GIVEN INSTRUCTION »
Set down, please, exactly the lines below that run from the line with "Give me the" to the line with "const H = 800;", both lines included.

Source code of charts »
┌──

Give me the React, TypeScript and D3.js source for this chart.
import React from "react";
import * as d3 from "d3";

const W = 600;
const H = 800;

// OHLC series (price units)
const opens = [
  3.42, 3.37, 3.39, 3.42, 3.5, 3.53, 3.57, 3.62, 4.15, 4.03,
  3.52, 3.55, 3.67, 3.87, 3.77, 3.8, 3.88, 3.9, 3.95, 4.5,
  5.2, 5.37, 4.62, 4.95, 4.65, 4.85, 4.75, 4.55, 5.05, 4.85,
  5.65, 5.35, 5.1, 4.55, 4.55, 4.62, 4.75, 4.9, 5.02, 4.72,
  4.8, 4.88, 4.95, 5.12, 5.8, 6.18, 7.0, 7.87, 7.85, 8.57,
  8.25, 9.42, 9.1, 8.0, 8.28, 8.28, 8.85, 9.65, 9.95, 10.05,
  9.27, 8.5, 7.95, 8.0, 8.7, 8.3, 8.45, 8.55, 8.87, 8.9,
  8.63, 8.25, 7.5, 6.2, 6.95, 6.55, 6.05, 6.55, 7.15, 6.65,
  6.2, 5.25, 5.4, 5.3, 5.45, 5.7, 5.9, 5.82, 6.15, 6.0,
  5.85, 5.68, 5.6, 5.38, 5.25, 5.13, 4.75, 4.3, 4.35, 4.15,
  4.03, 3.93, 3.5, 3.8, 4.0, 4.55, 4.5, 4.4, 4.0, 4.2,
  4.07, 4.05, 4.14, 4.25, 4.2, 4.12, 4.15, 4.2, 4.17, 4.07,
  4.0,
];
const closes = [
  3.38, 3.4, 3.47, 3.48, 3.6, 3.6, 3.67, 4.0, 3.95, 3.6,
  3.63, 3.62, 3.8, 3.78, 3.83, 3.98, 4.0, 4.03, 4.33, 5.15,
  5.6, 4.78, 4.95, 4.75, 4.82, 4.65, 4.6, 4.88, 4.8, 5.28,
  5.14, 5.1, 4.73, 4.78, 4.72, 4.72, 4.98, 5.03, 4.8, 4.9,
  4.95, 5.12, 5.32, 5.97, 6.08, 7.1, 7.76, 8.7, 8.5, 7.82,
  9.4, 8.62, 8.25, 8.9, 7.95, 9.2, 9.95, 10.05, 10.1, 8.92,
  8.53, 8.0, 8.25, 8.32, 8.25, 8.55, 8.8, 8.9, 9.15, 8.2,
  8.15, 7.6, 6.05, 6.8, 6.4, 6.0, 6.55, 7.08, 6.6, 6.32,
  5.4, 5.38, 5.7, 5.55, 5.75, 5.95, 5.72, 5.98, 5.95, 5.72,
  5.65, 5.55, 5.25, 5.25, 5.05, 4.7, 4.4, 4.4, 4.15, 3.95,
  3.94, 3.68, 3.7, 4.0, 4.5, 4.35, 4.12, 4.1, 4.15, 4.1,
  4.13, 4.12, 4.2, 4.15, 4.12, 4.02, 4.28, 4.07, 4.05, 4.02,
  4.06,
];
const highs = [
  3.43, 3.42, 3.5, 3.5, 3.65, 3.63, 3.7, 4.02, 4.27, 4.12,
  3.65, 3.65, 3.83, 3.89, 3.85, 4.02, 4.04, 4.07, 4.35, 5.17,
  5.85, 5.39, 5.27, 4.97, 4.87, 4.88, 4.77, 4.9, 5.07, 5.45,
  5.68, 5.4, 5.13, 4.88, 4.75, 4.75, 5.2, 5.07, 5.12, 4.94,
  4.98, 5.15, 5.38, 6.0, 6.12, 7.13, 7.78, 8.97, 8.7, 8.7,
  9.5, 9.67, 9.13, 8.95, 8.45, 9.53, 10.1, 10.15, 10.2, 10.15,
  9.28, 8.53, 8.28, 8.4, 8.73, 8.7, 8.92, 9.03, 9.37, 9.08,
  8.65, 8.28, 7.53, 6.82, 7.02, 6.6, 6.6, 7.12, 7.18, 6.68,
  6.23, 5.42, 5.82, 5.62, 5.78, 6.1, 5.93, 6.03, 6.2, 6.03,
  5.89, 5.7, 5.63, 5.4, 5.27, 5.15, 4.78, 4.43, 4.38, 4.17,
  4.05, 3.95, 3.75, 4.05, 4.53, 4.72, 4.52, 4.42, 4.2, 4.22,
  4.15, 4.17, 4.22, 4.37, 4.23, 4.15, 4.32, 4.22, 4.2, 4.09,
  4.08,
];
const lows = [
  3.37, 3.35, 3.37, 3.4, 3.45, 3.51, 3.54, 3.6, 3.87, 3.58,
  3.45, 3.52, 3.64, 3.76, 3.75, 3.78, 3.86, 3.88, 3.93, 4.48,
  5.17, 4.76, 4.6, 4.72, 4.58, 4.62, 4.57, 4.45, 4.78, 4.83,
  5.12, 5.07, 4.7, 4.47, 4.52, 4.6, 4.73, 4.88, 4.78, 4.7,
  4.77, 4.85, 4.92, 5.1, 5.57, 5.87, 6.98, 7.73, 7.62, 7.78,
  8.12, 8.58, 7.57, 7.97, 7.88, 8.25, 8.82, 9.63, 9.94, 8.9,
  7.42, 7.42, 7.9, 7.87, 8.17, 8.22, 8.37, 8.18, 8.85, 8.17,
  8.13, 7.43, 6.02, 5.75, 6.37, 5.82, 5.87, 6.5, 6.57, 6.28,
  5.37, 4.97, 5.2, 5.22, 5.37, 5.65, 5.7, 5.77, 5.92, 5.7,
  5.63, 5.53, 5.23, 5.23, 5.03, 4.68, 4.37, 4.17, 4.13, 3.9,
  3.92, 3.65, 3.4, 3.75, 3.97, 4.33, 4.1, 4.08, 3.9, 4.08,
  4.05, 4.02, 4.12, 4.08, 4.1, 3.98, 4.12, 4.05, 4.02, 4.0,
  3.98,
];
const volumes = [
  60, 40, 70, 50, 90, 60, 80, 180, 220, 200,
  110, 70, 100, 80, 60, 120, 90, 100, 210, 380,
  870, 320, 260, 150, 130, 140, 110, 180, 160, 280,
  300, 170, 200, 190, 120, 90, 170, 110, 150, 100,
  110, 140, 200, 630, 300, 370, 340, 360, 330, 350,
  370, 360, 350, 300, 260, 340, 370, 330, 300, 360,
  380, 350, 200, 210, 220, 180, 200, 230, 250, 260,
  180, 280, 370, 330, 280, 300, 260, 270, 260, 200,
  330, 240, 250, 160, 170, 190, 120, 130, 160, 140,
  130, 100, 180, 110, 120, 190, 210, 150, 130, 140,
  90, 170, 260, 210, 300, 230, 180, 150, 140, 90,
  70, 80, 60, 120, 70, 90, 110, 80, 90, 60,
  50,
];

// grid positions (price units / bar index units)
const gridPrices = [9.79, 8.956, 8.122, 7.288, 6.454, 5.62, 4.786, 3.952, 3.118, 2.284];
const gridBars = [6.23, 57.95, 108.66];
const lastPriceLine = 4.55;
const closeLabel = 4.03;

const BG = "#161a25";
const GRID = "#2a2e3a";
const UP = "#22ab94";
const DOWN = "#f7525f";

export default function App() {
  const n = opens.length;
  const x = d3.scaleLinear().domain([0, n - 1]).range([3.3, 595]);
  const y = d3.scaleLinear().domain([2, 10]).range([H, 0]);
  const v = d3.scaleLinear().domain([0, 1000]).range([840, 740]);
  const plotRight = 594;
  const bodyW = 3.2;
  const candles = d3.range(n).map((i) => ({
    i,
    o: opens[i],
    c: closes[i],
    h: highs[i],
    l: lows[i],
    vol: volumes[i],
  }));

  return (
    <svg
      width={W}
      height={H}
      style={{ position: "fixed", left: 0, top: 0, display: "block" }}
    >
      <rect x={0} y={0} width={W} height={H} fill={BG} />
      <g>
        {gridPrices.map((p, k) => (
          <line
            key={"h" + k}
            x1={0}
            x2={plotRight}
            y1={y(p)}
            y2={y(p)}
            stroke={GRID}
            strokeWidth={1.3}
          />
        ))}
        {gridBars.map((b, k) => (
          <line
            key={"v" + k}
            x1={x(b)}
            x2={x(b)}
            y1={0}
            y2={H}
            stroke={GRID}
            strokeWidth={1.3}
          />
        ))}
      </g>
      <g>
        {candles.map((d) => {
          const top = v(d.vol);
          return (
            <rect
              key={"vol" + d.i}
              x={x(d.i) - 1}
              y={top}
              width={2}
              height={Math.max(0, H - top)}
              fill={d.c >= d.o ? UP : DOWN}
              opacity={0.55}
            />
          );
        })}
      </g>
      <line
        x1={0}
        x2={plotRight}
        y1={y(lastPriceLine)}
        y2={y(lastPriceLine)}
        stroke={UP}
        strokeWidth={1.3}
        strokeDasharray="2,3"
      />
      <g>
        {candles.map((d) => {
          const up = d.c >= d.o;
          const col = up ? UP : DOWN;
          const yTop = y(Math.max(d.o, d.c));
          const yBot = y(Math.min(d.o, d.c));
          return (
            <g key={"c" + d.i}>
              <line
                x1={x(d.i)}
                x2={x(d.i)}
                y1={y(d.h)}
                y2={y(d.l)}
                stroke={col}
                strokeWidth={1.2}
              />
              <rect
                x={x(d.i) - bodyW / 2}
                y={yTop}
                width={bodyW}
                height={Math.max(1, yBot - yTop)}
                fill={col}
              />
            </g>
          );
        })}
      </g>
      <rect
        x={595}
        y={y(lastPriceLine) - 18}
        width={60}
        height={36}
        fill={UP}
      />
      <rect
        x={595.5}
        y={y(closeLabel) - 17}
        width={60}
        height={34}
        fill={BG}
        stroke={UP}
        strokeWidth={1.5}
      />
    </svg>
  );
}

└──
┌──

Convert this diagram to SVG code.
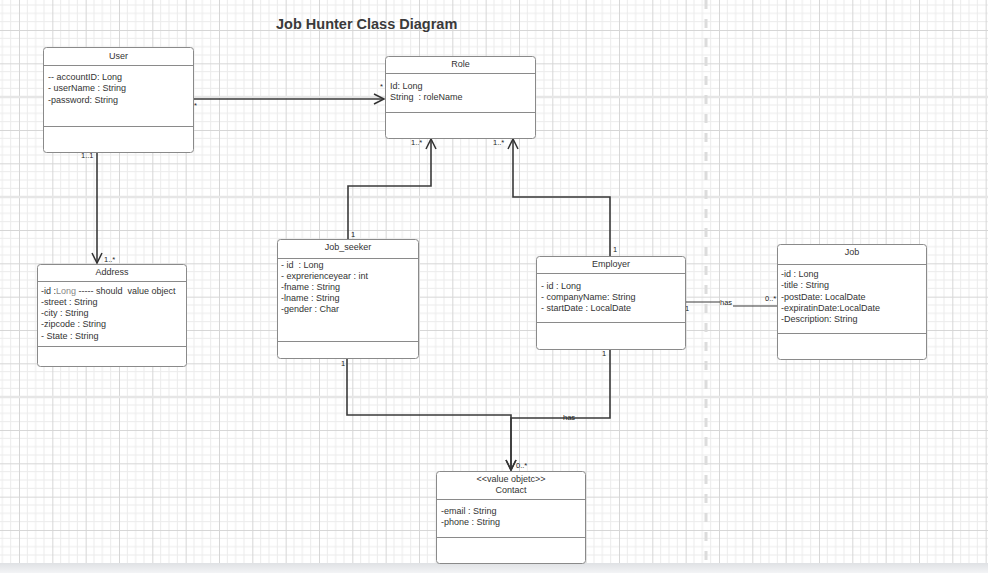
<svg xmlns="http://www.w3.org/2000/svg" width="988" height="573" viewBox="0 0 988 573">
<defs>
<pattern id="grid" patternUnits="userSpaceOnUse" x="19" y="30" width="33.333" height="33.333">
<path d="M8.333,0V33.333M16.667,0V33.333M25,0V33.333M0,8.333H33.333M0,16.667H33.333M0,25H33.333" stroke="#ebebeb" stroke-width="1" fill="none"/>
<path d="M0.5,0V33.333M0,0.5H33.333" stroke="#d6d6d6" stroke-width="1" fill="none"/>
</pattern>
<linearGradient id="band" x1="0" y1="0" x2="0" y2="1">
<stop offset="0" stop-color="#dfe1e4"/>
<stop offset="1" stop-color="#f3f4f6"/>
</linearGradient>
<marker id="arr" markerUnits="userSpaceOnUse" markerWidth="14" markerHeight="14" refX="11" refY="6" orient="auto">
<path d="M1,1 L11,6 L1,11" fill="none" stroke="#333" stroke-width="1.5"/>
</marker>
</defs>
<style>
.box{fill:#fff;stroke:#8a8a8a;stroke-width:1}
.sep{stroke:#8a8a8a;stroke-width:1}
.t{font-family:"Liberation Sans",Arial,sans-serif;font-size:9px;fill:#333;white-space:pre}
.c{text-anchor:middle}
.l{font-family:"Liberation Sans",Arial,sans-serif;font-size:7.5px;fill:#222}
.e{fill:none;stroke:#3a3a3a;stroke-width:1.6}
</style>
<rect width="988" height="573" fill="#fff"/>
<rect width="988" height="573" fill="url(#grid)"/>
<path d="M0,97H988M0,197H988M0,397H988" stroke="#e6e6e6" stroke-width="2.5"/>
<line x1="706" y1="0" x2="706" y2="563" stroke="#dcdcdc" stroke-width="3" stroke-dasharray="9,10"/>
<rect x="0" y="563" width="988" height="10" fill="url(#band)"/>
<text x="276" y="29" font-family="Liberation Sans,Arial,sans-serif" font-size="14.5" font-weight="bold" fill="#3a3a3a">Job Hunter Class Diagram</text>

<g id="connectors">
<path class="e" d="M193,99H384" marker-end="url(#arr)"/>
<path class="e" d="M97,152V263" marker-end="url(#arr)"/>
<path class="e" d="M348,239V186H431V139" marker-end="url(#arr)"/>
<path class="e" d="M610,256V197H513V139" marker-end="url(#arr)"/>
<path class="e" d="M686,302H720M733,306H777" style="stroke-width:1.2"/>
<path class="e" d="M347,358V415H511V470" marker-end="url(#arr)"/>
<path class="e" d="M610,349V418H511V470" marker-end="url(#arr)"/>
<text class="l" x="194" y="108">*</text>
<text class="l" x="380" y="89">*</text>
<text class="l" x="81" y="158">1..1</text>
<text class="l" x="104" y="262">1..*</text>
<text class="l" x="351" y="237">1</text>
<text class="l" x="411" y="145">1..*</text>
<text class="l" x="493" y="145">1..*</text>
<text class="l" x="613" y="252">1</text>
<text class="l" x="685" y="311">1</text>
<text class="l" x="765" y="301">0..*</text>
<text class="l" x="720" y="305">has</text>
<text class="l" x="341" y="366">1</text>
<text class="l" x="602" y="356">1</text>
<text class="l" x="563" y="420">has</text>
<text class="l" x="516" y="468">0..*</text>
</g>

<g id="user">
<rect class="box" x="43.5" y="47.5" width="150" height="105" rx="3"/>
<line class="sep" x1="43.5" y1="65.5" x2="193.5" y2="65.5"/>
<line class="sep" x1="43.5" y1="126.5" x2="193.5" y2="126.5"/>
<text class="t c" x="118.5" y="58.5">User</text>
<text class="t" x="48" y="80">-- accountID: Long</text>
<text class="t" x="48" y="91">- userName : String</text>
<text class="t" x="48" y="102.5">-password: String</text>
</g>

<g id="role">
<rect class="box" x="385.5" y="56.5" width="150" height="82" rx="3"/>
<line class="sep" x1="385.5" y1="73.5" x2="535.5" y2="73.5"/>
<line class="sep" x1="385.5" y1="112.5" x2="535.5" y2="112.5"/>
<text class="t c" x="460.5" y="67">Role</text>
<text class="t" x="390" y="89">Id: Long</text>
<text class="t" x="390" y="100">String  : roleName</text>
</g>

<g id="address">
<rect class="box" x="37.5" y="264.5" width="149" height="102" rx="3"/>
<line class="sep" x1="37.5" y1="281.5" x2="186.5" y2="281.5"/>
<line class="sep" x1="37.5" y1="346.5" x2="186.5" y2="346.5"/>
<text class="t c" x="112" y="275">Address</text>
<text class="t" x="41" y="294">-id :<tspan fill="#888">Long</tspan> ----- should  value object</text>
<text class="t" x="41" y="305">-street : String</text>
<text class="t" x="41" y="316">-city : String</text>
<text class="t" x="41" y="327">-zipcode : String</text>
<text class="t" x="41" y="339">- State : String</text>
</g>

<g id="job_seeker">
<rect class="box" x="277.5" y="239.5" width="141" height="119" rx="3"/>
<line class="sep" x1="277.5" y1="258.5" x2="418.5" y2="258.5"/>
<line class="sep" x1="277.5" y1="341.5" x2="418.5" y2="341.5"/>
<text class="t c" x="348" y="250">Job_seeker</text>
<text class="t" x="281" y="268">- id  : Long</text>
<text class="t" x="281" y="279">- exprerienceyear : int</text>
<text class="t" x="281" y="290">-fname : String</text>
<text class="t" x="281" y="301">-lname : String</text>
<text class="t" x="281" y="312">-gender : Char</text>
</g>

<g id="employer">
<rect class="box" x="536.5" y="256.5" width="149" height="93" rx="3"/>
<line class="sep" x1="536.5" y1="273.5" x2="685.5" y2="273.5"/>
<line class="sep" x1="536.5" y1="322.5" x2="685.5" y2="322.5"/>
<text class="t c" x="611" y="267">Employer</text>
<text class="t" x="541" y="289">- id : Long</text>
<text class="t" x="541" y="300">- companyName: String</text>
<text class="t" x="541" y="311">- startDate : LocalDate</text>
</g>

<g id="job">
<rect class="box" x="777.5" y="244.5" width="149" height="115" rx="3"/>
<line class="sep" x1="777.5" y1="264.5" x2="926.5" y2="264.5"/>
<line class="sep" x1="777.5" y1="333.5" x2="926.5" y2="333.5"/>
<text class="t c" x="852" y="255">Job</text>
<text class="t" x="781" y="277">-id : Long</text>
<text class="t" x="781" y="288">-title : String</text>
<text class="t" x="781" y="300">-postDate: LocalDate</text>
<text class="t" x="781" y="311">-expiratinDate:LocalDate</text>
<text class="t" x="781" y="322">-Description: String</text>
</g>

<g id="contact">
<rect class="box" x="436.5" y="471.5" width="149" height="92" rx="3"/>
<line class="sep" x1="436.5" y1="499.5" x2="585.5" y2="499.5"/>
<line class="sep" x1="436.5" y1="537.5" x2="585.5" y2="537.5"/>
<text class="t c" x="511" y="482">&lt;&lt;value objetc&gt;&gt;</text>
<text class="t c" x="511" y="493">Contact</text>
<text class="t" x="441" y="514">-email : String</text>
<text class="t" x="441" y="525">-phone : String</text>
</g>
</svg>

└──

RESPONSE TO THIS TASK »
Give me the React, TypeScript and D3.js source for this chart.
import React from "react";
import * as d3 from "d3";

const W = 600;
const H = 800;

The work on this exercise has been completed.